Component 6: Infrastructure

Investments to modernize training infrastructure including physical facilities, conferencing spaces, classrooms, and associated physical assets such equipment, office furniture and supplies. This is more important than most executives realize — especially in environments where new creative skills such as design thinking, collaborative problem solving, and agile development are required.

Component 7: Performance Measures

Investments to define, measure, and report service performance measures and service levels (SLAs) that are aligned with defined business objectives.
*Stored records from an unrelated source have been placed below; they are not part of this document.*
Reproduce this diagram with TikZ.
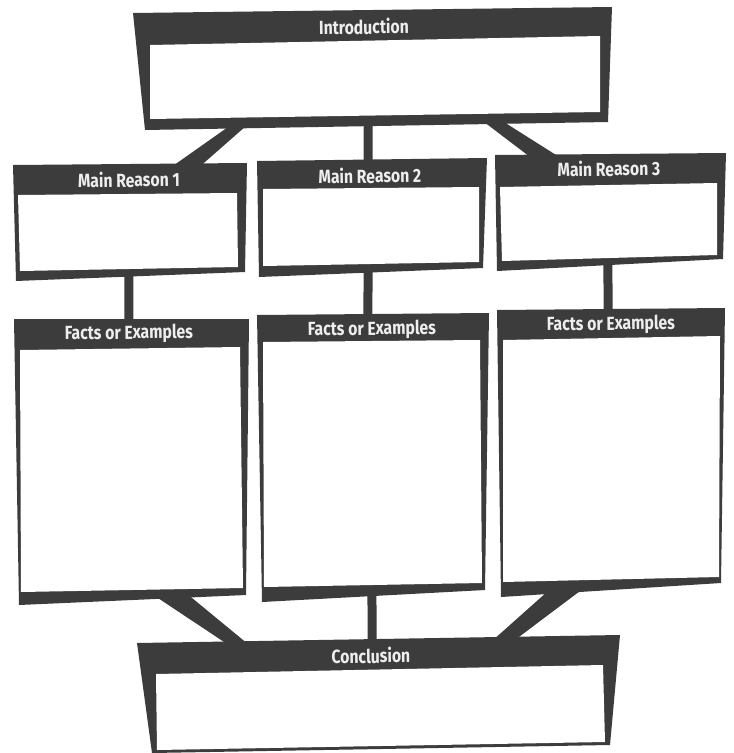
\documentclass[tikz,border=0pt]{standalone}
\usepackage{fontspec}
\newfontfamily\titlefont[FakeStretch=0.83]{Fira Sans}
\usetikzlibrary{calc}
\definecolor{boxdark}{RGB}{60,60,60}
\definecolor{titlewhite}{RGB}{238,238,238}
\tikzset{
  boxtitle/.style={anchor=base,inner sep=0pt,rotate=0.7,text=titlewhite,
    font={\titlefont\bfseries\fontsize{19}{22}\selectfont}},
  link/.style={draw=boxdark,line width=9pt,shorten <=-3pt,shorten >=-3pt}
}
\newcommand\orgbox[8]{%
  \coordinate (#1-nw) at #2;
  \coordinate (#1-ne) at #3;
  \coordinate (#1-se) at #4;
  \coordinate (#1-sw) at #5;
  \fill[boxdark] (#1-nw)--(#1-ne)--(#1-se)--(#1-sw)--cycle;
  \fill[white] #6--cycle;
  \node[boxtitle] (#1) at #7 {#8};
}

\begin{document}
\begin{tikzpicture}[x=1pt,y=-1pt]
  \useasboundingbox[fill=white] (0,0) rectangle (734,753);
  \orgbox{intro}{(133,13)}{(612,7)}{(608,122)}{(145,130)}
    {(150,45)--(600,36)--(600,112)--(150,119)}{(364,34)}{Introduction}
  \orgbox{reason1}{(13,165)}{(247,163)}{(245,272)}{(16,281)}
    {(18,195)--(237,193)--(238,267)--(20,271)}{(129,187)}{Main Reason 1}
  \orgbox{reason2}{(257,161)}{(487,158)}{(483,268)}{(259,277)}
    {(263,189)--(479,187)--(479,262)--(263,266)}{(370,183)}{Main Reason 2}
  \orgbox{reason3}{(495,155)}{(726,153)}{(723,259)}{(497,271)}
    {(500,187)--(717,183)--(717,255)--(502,261)}{(609,176)}{Main Reason 3}
  \orgbox{facts1}{(14,319)}{(249,319)}{(246,595)}{(19,605)}
    {(20,350)--(240,347)--(243,588)--(21,592)}{(129,339)}{Facts or Examples}
  \orgbox{facts2}{(257,315)}{(489,313)}{(485,590)}{(262,602)}
    {(263,342)--(480,340)--(482,583)--(264,587)}{(372,335)}{Facts or Examples}
  \orgbox{facts3}{(497,310)}{(725,308)}{(721,583)}{(501,597)}
    {(503,340)--(720,336)--(719,577)--(503,582)}{(611,330)}{Facts or Examples}
  \orgbox{concl}{(137,643)}{(620,635)}{(610,745)}{(152,753)}
    {(156,674)--(603,665)--(605,742)--(157,750)}{(371,663)}{Conclusion}
  \fill[boxdark] ($(intro-sw)!0.184!(intro-se)+(0,-3)$)
    --($(intro-sw)!0.220!(intro-se)+(0,-3)$)
    --($(reason1-nw)!0.799!(reason1-ne)+(0,3)$)
    --($(reason1-nw)!0.679!(reason1-ne)+(0,3)$)--cycle;
  \draw[link] ($(intro-sw)!0.482!(intro-se)$)--($(reason2-nw)!0.483!(reason2-ne)$);
  \fill[boxdark] ($(intro-sw)!0.730!(intro-se)+(0,-3)$)
    --($(intro-sw)!0.771!(intro-se)+(0,-3)$)
    --($(reason3-nw)!0.281!(reason3-ne)+(0,3)$)
    --($(reason3-nw)!0.156!(reason3-ne)+(0,3)$)--cycle;
  \draw[link] ($(reason1-sw)!0.493!(reason1-se)$)--($(facts1-nw)!0.489!(facts1-ne)$);
  \draw[link] ($(reason2-sw)!0.487!(reason2-se)$)--($(facts2-nw)!0.478!(facts2-ne)$);
  \draw[link] ($(reason3-sw)!0.491!(reason3-se)$)--($(facts3-nw)!0.487!(facts3-ne)$);
  \fill[boxdark] ($(facts1-sw)!0.599!(facts1-se)+(0,-3)$)
    --($(facts1-sw)!0.744!(facts1-se)+(0,-3)$)
    --($(concl-nw)!0.230!(concl-ne)+(0,3)$)
    --($(concl-nw)!0.188!(concl-ne)+(0,3)$)--cycle;
  \draw[link] ($(facts2-sw)!0.493!(facts2-se)$)--($(concl-nw)!0.487!(concl-ne)$);
  \fill[boxdark] ($(facts3-sw)!0.214!(facts3-se)+(0,-3)$)
    --($(facts3-sw)!0.373!(facts3-se)+(0,-3)$)
    --($(concl-nw)!0.783!(concl-ne)+(0,3)$)
    --($(concl-nw)!0.737!(concl-ne)+(0,3)$)--cycle;
\end{tikzpicture}
\end{document}
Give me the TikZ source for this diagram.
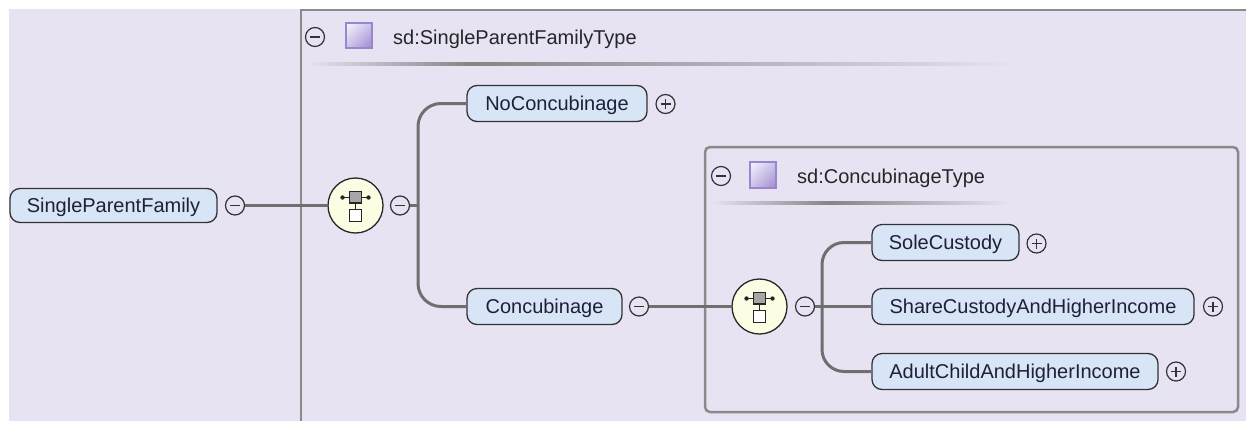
\documentclass[tikz,border=0pt]{standalone}
\usepackage{fontspec}
\setmainfont{Liberation Sans}
\usetikzlibrary{shadings}
\definecolor{bg}{HTML}{E7E3F3}
\definecolor{boxfill}{HTML}{D8E5F7}
\definecolor{framecol}{HTML}{8A8A8A}
\definecolor{conn}{HTML}{6F6F6F}
\definecolor{txt}{HTML}{1F1F3A}
\definecolor{seqfill}{HTML}{FDFDE3}
\definecolor{sepcol}{HTML}{858585}
\definecolor{iconA}{HTML}{F7F5FC}
\definecolor{iconB}{HTML}{CDC2EA}
\definecolor{iconC}{HTML}{9D88CE}
\definecolor{iconD}{HTML}{9A86CC}
\tikzset{
  elem/.style={draw=black!80, line width=1.3pt, fill=boxfill, rounded corners=10pt,
    minimum height=36pt, inner sep=0pt, text=txt, text height=14.3pt, text depth=0pt,
    font=\fontsize{20}{24}\selectfont},
  tog/.style={draw=black!80, line width=1.2pt, circle, minimum size=19pt, inner sep=0pt},
  minus/.style={tog, path picture={\draw[line width=1.2pt, black!80]
      ([xshift=-5pt]path picture bounding box.center) -- ([xshift=5pt]path picture bounding box.center);}},
  plus/.style={tog, path picture={\draw[line width=1.2pt, black!80]
      ([xshift=-5pt]path picture bounding box.center) -- ([xshift=5pt]path picture bounding box.center)
      ([yshift=-5pt]path picture bounding box.center) -- ([yshift=5pt]path picture bounding box.center);}},
  seq/.style={circle, draw=black!85, line width=1.3pt, fill=seqfill, minimum size=55pt, inner sep=0pt},
  connector/.style={draw=conn, line width=3pt},
  frameline/.style={draw=framecol, line width=2.5pt},
  hdr/.style={anchor=west, inner sep=0pt, text=black!85, text height=14.3pt, text depth=0pt,
    font=\fontsize{20}{24}\selectfont},
  typeicon/.style={draw=iconD, line width=1.2pt,
    upper left=iconA, upper right=iconB, lower left=iconB, lower right=iconC},
  seqicon/.pic={
    \draw[line width=1.3pt, black!85] (-13,-8) -- (13,-8);
    \fill[black!85] (-13,-8) circle (2.2) (13,-8) circle (2.2);
    \draw[line width=1.3pt, black!85] (0,-3) -- (0,4);
    \draw[line width=1.3pt, black!85, fill=black!35] (-6,-14) rectangle (6,-2.5);
    \draw[line width=1.3pt, black!85, fill=white] (-6,4) rectangle (6,16);
  }
}
\begin{document}
\begin{tikzpicture}[x=1pt, y=-1pt]
\useasboundingbox (0,0) rectangle (1246,421);
\fill[white] (0,0) rectangle (1246,421);
\fill[bg] (9,9) rectangle (1246,421);

% outer type frame
\draw[frameline] (301,421) -- (301,10) -- (1246,10);
\node[minus] (h1m) at (315,37) {};
\shade[typeicon] (346,23) rectangle (372,48);
\node[hdr] (h1t) at (393,37) {sd:SingleParentFamilyType};
\shade[left color=bg, right color=sepcol] (306,62) rectangle (470,65);
\shade[left color=sepcol, right color=bg] (470,62) rectangle (1020,65);

% inner type frame
\draw[frameline, rounded corners=5pt] (705,147) rectangle (1238,412);
\node[minus] (h2m) at (721,176) {};
\shade[typeicon] (750,162) rectangle (776,188);
\node[hdr] (h2t) at (797,176) {sd:ConcubinageType};
\shade[left color=bg, right color=sepcol] (710,201) rectangle (830,204);
\shade[left color=sepcol, right color=bg] (830,201) rectangle (1010,204);

% nodes
\node[elem, minimum width=207pt, minimum height=34pt] (spf) at (113.5,205.5) {SingleParentFamily};
\node[minus] (spfm) at (235,205.5) {};
\node[seq] (seq1) at (355.5,205.5) {};
\pic at (seq1.center) {seqicon};
\node[minus] (seq1m) at (400,205.5) {};
\node[elem, minimum width=180pt] (noc) at (557,103.5) {NoConcubinage};
\node[plus] (nocp) at (665.5,104) {};
\node[elem, minimum width=155pt] (conc) at (544.5,306.5) {Concubinage};
\node[minus] (concm) at (639,306.5) {};
\node[seq] (seq2) at (759.5,306.5) {};
\pic at (seq2.center) {seqicon};
\node[minus] (seq2m) at (805,306.5) {};
\node[elem, minimum width=147pt] (sole) at (945.5,242.5) {SoleCustody};
\node[plus] (solep) at (1036.5,243.5) {};
\node[elem, minimum width=322pt] (share) at (1033,306.5) {ShareCustodyAndHigherIncome};
\node[plus] (sharep) at (1213,306.5) {};
\node[elem, minimum width=286pt] (adult) at (1015,371.5) {AdultChildAndHigherIncome};
\node[plus] (adultp) at (1176,371.5) {};

% connectors
\coordinate (b1) at (418,205.5);
\coordinate (b2) at (822,306.5);
\draw[connector] (spfm.east) -- (seq1.west);
\draw[connector] (seq1m.east) -- (b1);
\draw[connector, rounded corners=23pt] (noc.west) -| (b1) |- (conc.west);
\draw[connector] (concm.east) -- (seq2.west);
\draw[connector] (seq2m.east) -- (share.west);
\draw[connector, rounded corners=22pt] (sole.west) -| (b2) |- (adult.west);
\end{tikzpicture}
\end{document}
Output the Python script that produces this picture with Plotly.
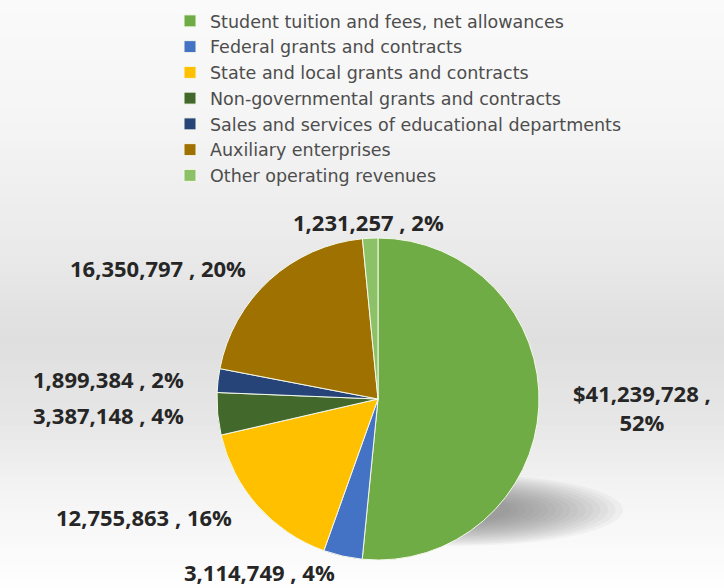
import math
import plotly.graph_objects as go

categories = [
    "Student tuition and fees, net allowances",
    "Federal grants and contracts",
    "State and local grants and contracts",
    "Non-governmental grants and contracts",
    "Sales and services of educational departments",
    "Auxiliary enterprises",
    "Other operating revenues",
]
values = [41239728, 3114749, 12755863, 3387148, 1899384, 16350797, 1231257]
colors = ["#6FAC46", "#4472C4", "#FFC000", "#43682B", "#264478", "#9E7100", "#8CC168"]

W, H = 724, 588
cx, cy, R = 378, 399, 161      # pie centre / radius (px)

fig = go.Figure()
fig.add_trace(go.Pie(
    labels=categories, values=values, sort=False, direction="clockwise", rotation=0,
    marker=dict(colors=colors, line=dict(color="#f4f8ea", width=1)),
    textinfo="none", hoverinfo="label+value+percent",
    domain=dict(x=[(cx - R) / W, (cx + R) / W], y=[1 - (cy + R) / H, 1 - (cy - R) / H]),
    showlegend=True,
))

# background gradient bands
stops = [(0, 250), (120, 245), (250, 234), (340, 223), (420, 230), (500, 245), (588, 254)]
shapes = []
n = 80
for i in range(n):
    y0 = H * i / n
    y1 = H * (i + 1) / n
    ym = (y0 + y1) / 2
    for j in range(len(stops) - 1):
        if stops[j][0] <= ym <= stops[j + 1][0]:
            t = (ym - stops[j][0]) / (stops[j + 1][0] - stops[j][0])
            g = round(stops[j][1] + t * (stops[j + 1][1] - stops[j][1]))
            break
    shapes.append(dict(type="rect", xref="paper", yref="paper", x0=0, x1=1,
                       y0=1 - y1 / H, y1=1 - y0 / H + 0.002, line=dict(width=0),
                       fillcolor=f"rgb({g},{g},{g})", layer="below"))
# soft shadow (many faint layers)
mx, my, hx0, hy0 = 457, 510, 166, 36
layers = 16
for k in range(layers):
    a = 1.0 - k * 0.045
    shapes.append(dict(type="circle", xref="paper", yref="paper",
                       x0=(mx - hx0 * a) / W, x1=(mx + hx0 * a) / W,
                       y0=1 - (my + hy0 * a) / H, y1=1 - (my - hy0 * a) / H,
                       line=dict(width=0), fillcolor="rgba(100,100,100,0.05)", layer="below"))

# data labels computed from slice angles
total = sum(values)
rx, ry = 194, 177
annotations = []
cum = 0
for i, v in enumerate(values):
    mid = (cum + v / 2) / total
    cum += v
    ang = 2 * math.pi * mid
    dx, dy = math.sin(ang), -math.cos(ang)
    px, py = cx + dx * rx, cy + dy * ry
    pct = round(100 * v / total)
    if i == 0:
        text = f"${v:,} ,<br>{pct}%"
    else:
        text = f"{v:,} , {pct}%"
    if dx > 0.3:
        xa = "left"
    elif dx < -0.15:
        xa = "right"
    else:
        xa = "center"
    annotations.append(dict(x=px / W, y=1 - py / H, xref="paper", yref="paper",
                            text=text, showarrow=False, xanchor=xa, yanchor="middle", align="center",
                            borderpad=0,
                            font=dict(family="Open Sans", size=22, color="#262626", weight="bold")))

fig.update_layout(
    width=W, height=H, margin=dict(l=0, r=0, t=0, b=0),
    paper_bgcolor="white", plot_bgcolor="white",
    shapes=shapes, annotations=annotations,
    legend=dict(x=170 / W, y=1 - 3 / H, xanchor="left", yanchor="top",
                bgcolor="rgba(0,0,0,0)", font=dict(family="DejaVu Sans", size=17.5, color="#4d4d4d"),
                itemwidth=30, tracegroupgap=0),
    font=dict(family="Open Sans"),
)
fig.write_html("out.html", config={"displayModeBar": False},
               post_script="document.body.style.margin='0';")
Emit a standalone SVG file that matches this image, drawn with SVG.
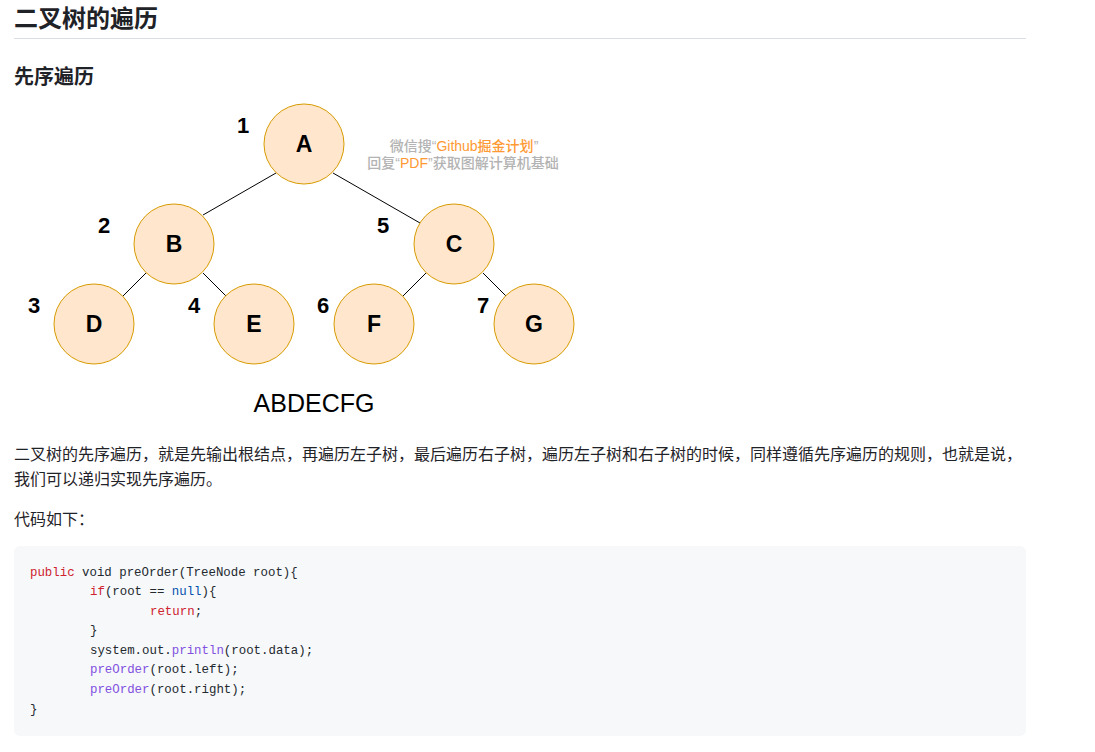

Performance measures and reports provide insight, are actionable, and improve decision-making

What’s the Impact?

As leaders begin to transform from a siloed approach to a more cross-functional and services-oriented approach, they can expect:

  1. More business impact: A modern operating model will drive measurable business impact through a new operating model that evolves the services function that will enable the organization to transform the customer experience.
  2. More efficient processes: A modern operating model will improve the repeatability and consistency of essential processes to ensure value added contributions by all team members aligned to customer-facing, revenue-generating teams.
  3. Better and faster outputs: A modern operating model will help leaders and teams transform and re-engineer the way they approach their value contribution by creating updating, and delivering outputs (deliverables) faster, more consistently.
  4. Improved partnership with internal business unit leaders: A modern operating model will improve and tighten the collaboration and integration with internal leaders and partners (Such as IT, integration teams, product, and training).
  5. Coordinated mergers and acquisitions: A modern operating model will accelerate the merger-integration of disparate functions into interim and final operating models that align with the customer.